Conservatives’ criticism of the government’s huge budget deficits, coupled with their more assertive attitude on Capitol Hill, have already in effect imposed sharp limits on further efforts to stimulate the economy and promote job growth.

But economists, even some at conservative free-market think tanks such as the Cato Institute, credit Bernanke with helping avert an economic collapse by pushing interest rates to near zero last December and instituting unorthodox programs to spur lending and revive credit markets.

William Niskanen, who headed the Council of Economic Advisors under President Reagan, says Bernanke made a “gutsy, correct decision” in expanding the nation’s money supply.

But Niskanen quickly follows the praise with a warning that there is trouble ahead for Bernanke in managing the withdrawal of emergency loans and other programs that have more than doubled the Fed’s assets to $2.2 trillion.

That will be the critical challenge for Bernanke as he looks to 2010.

If he pulls back too soon, it could hurt a recovery that many see as tenuous. But if the Fed waits too long to change course, the result could be an onslaught of inflation.

Some economists argue that it’s already time to raise rates, arguing that cheap money is feeding another asset bubble.

After concluding a two-day meeting Wednesday, however, Bernanke and his Fed colleagues made clear that an increase in interest rates wasn’t coming any time soon. The Fed’s benchmark overnight bank-lending rate has been near zero for a year, and the central bank’s policy statement indicated it would stay there for “an extended period.”

But the Fed acknowledged that U.S. economic activity had picked up, noting that the housing sector was showing improvement and that consumer spending “appears to be expanding at a moderate rate.”

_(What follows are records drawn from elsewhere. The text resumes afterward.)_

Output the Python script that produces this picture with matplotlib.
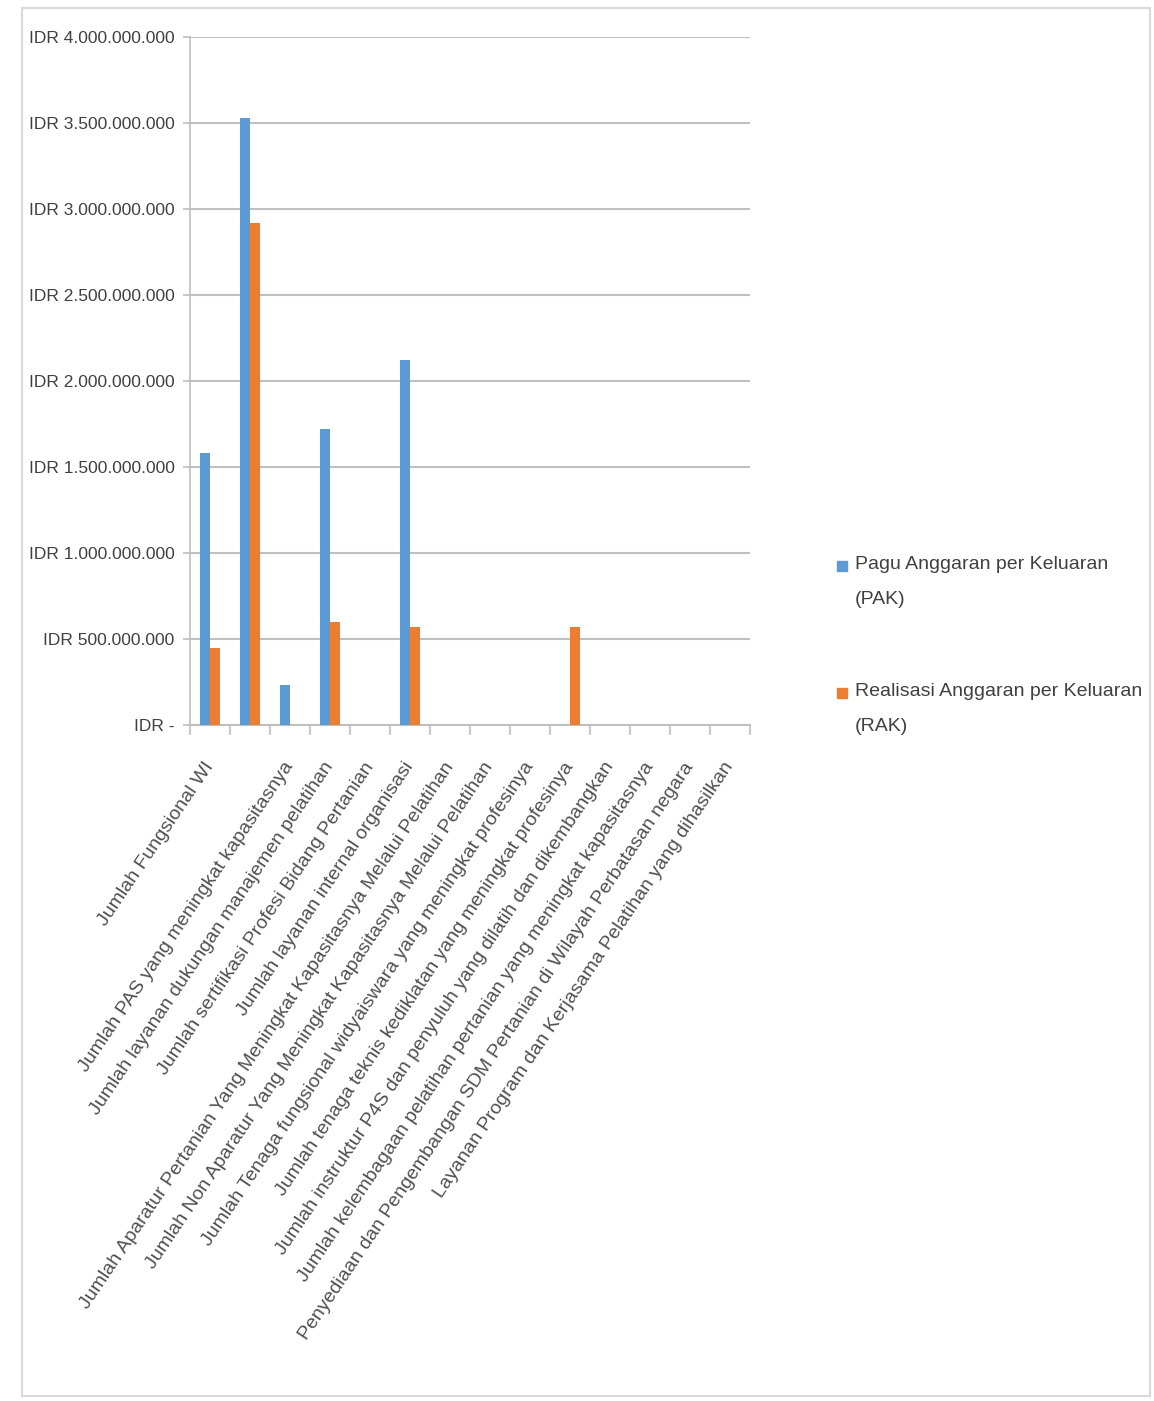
import matplotlib
matplotlib.use("Agg")
import matplotlib.pyplot as plt
import numpy as np
from matplotlib.patches import Rectangle
from matplotlib.ticker import FuncFormatter

plt.rcParams['font.family'] = ['Liberation Sans', 'DejaVu Sans']

kategori = [
    "Jumlah Fungsional WI",
    "",
    "Jumlah PAS yang meningkat kapasitasnya",
    "Jumlah layanan dukungan manajemen pelatihan",
    "Jumlah sertifikasi Profesi Bidang Pertanian",
    "Jumlah layanan internal organisasi",
    "Jumlah Aparatur Pertanian Yang Meningkat Kapasitasnya Melalui Pelatihan",
    "Jumlah Non Aparatur Yang Meningkat Kapasitasnya Melalui Pelatihan",
    "Jumlah Tenaga fungsional widyaiswara yang meningkat profesinya",
    "Jumlah tenaga teknis kediklatan yang meningkat profesinya",
    "Jumlah instruktur P4S dan penyuluh yang dilatih dan dikembangkan",
    "Jumlah kelembagaan pelatihan pertanian yang meningkat kapasitasnya",
    "Penyediaan dan Pengembangan SDM Pertanian di Wilayah Perbatasan negara",
    "Layanan Program dan Kerjasama Pelatihan yang dihasilkan",
]
# pagu & realisasi (rupiah)
pak = [1.58e9, 3.53e9, 0.23e9, 1.72e9, 0, 2.12e9, 0, 0, 0, 0, 0, 0, 0, 0]
rak = [0.45e9, 2.92e9, 0, 0.60e9, 0, 0.57e9, 0, 0, 0, 0.57e9, 0, 0, 0, 0]
seri = ["Pagu Anggaran per Keluaran\n(PAK)", "Realisasi Anggaran per Keluaran\n(RAK)"]

biru = '#5B9BD5'
oranye = '#ED7D31'
abu = '#BFBFBF'
teks = '#404040'

W, H = 1154, 1401
fig = plt.figure(figsize=(W / 100, H / 100), dpi=100)
ax = fig.add_axes([190/W, 1 - 725/H, 560/W, 688/H])

x = np.arange(len(kategori))
w = 0.25
ax.bar(x - w/2, pak, w, color=biru, zorder=3)
ax.bar(x + w/2, rak, w, color=oranye, zorder=3)

ax.set_xlim(-0.5, len(kategori) - 0.5)
ax.set_ylim(0, 4e9)
ax.set_yticks(np.arange(0, 4.01e9, 0.5e9))

def rupiah(v, pos):
    if v == 0:
        return "IDR -"
    return "IDR " + f"{int(v):,}".replace(",", ".")

ax.yaxis.set_major_formatter(FuncFormatter(rupiah))
ax.tick_params(axis='y', labelsize=12.5, colors=abu, labelcolor=teks,
               length=5, width=1.2, pad=6)

ax.set_xticks(x)
ax.set_xticklabels(kategori, rotation=56, ha='right', va='center',
                   rotation_mode='anchor', fontsize=14, color='#505050')
ax.set_xticks(np.arange(-0.5, len(kategori)), minor=True)
ax.tick_params(axis='x', which='major', length=0, pad=28)
ax.tick_params(axis='x', which='minor', length=7, color=abu, width=1.2)

ax.grid(axis='y', color=abu, linewidth=1.5, zorder=0)
for s in ['top', 'right']:
    ax.spines[s].set_visible(False)
ax.spines['left'].set_color(abu)
ax.spines['bottom'].set_color(abu)
ax.spines['left'].set_linewidth(1.2)
ax.spines['bottom'].set_linewidth(1.5)

# legenda di kanan
for warna, nama, ytop in zip([biru, oranye], seri, [566, 693]):
    fig.add_artist(Rectangle((837/W, 1 - (ytop + 5)/H), 10/W, 10/H,
                             transform=fig.transFigure, color=warna))
    fig.text(855/W, 1 - (ytop - 10)/H, nama, fontsize=14, color=teks,
             va='top', ha='left', linespacing=2.4)

fig.add_artist(Rectangle((22/W, 5/H), 1128/W, 1388/H,
                         transform=fig.transFigure, fill=False,
                         edgecolor='#D9D9D9', linewidth=1.5))

fig.savefig('out.png', dpi=100)
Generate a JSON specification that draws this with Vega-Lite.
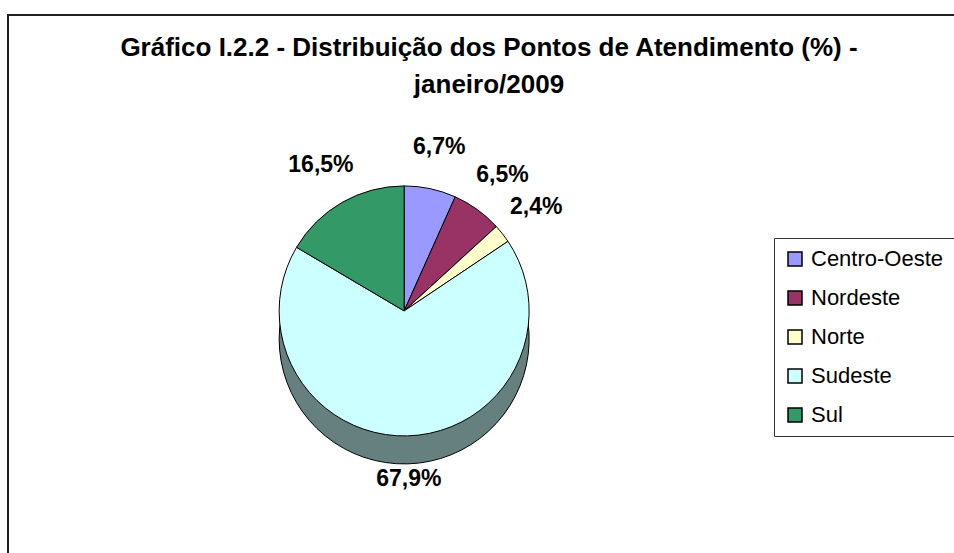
{
  "$schema": "https://vega.github.io/schema/vega-lite/v6.json",
  "width": 950,
  "height": 545,
  "padding": {"left": 7, "top": 14, "right": 0, "bottom": 0},
  "background": "white",
  "config": {
    "view": {"stroke": null},
    "font": "Liberation Sans"
  },
  "title": {
    "text": ["Gráfico I.2.2 - Distribuição dos Pontos de Atendimento (%) -", "janeiro/2009"],
    "font": "Liberation Sans",
    "fontSize": 26,
    "fontWeight": "bold",
    "color": "black",
    "anchor": "middle",
    "frame": "group",
    "orient": "top",
    "offset": -84,
    "lineHeight": 37,
    "dx": 6
  },
  "data": {
    "values": [
      {"regiao": "Centro-Oeste", "valor": 6.7, "rotulo": "6,7%", "ordem": 1},
      {"regiao": "Nordeste", "valor": 6.5, "rotulo": "6,5%", "ordem": 2},
      {"regiao": "Norte", "valor": 2.4, "rotulo": "2,4%", "ordem": 3},
      {"regiao": "Sudeste", "valor": 67.9, "rotulo": "67,9%", "ordem": 4},
      {"regiao": "Sul", "valor": 16.5, "rotulo": "16,5%", "ordem": 5}
    ]
  },
  "layer": [
    {
      "mark": {"type": "rect", "fill": null, "stroke": "#222222", "strokeWidth": 1.5},
      "encoding": {
        "x": {"value": 0},
        "x2": {"value": "width"},
        "y": {"value": 0},
        "y2": {"value": "height"}
      }
    },
    {
      "mark": {"type": "arc", "outerRadius": 125, "stroke": "black", "strokeWidth": 1, "x": {"expr": "width*0.417"}, "y": {"expr": "height*0.543+28"}},
      "encoding": {
        "theta": {"field": "valor", "type": "quantitative", "stack": true},
        "order": {"field": "ordem", "type": "ordinal"},
        "color": {
          "field": "regiao", "type": "nominal",
          "scale": {"domain": ["Centro-Oeste", "Nordeste", "Norte", "Sudeste", "Sul"], "range": ["#4d4d80", "#4d1a33", "#808066", "#668080", "#1a4d33"]},
          "legend": null
        }
      }
    },
    {
      "mark": {"type": "arc", "outerRadius": 125, "stroke": "black", "strokeWidth": 1, "x": {"expr": "width*0.417"}, "y": {"expr": "height*0.543"}},
      "encoding": {
        "theta": {"field": "valor", "type": "quantitative", "stack": true},
        "order": {"field": "ordem", "type": "ordinal"},
        "color": {
          "field": "regiao", "type": "nominal",
          "scale": {"domain": ["Centro-Oeste", "Nordeste", "Norte", "Sudeste", "Sul"], "range": ["#9999ff", "#993366", "#ffffcc", "#ccffff", "#339966"]},
          "legend": {
            "title": null,
            "orient": "none",
            "legendX": 766,
            "legendY": 223,
            "strokeColor": "#333333",
            "fillColor": "white",
            "padding": 10,
            "labelFont": "Liberation Sans",
            "labelFontSize": 22,
            "labelColor": "black",
            "symbolType": "square",
            "symbolSize": 196,
            "symbolStrokeColor": "black",
            "symbolStrokeWidth": 1.5,
            "symbolOpacity": 1,
            "rowPadding": 17,
            "labelOffset": 5,
            "labelLimit": 300
          }
        }
      }
    },
    {
      "mark": {"type": "text", "radius": 168, "fontSize": 23, "fontWeight": "bold", "font": "Liberation Sans", "color": "black", "x": {"expr": "width*0.417"}, "y": {"expr": "height*0.543"}},
      "encoding": {
        "theta": {"field": "valor", "type": "quantitative", "stack": true},
        "order": {"field": "ordem", "type": "ordinal"},
        "text": {"field": "rotulo", "type": "nominal"}
      }
    }
  ],
  "resolve": {"scale": {"color": "independent"}, "legend": {"color": "independent"}}
}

In a nod to those calling for a return to normalization of the Fed’s role, the statement outlined the central bank’s plans to end some of the emergency loan programs set up at the height of the financial crisis.

“Getting out of the loan business will also help to lower the tensions between the Fed and Congress,” Paul Ashworth, senior U.S. economist at Capital Economics, said in an analysis of the Fed statement.

However, Fed officials said they continue to believe that “economic activity is likely to remain weak for a time.” And as in the past, they raised concerns about tight credit and especially the labor situation.

Although the Fed statement said that “the deterioration in the labor market is abating,” it described the employment market as weak and businesses as reluctant to hire.

Fed officials also said inflation trends remain subdued -- an assessment buttressed by a government report Wednesday showing consumer prices remained dormant in November. Core prices, which exclude volatile food and energy costs, were unchanged from October and have been growing at an annual pace of less than 2% this year.

Such low inflation gives the Fed leeway to maintain its expansive monetary policy. Many economists don’t think the Fed will start raising interest rates until the unemployment rate clearly peaks.

Economist Zandi said he didn’t expect a rate increase until the third quarter of next year, when he’s projecting unemployment to average 10.6%, assuming no new economic stimulus package.

Such a grim scenario for Democrats who want to retain control of Congress after next fall’s elections could further complicate matters for Bernanke. Raising interest rates is never popular around election season and is likely to engender strong criticisms from many lawmakers if Fed policymakers decide they need to shift course then. Even now, many members of Congress would like to have the central bank do more to spur employment.

“I think he needs to focus much more on job creation, especially in manufacturing,” said Sen. Sherrod Brown (D-Ohio), who plans to vote for a second term for Bernanke.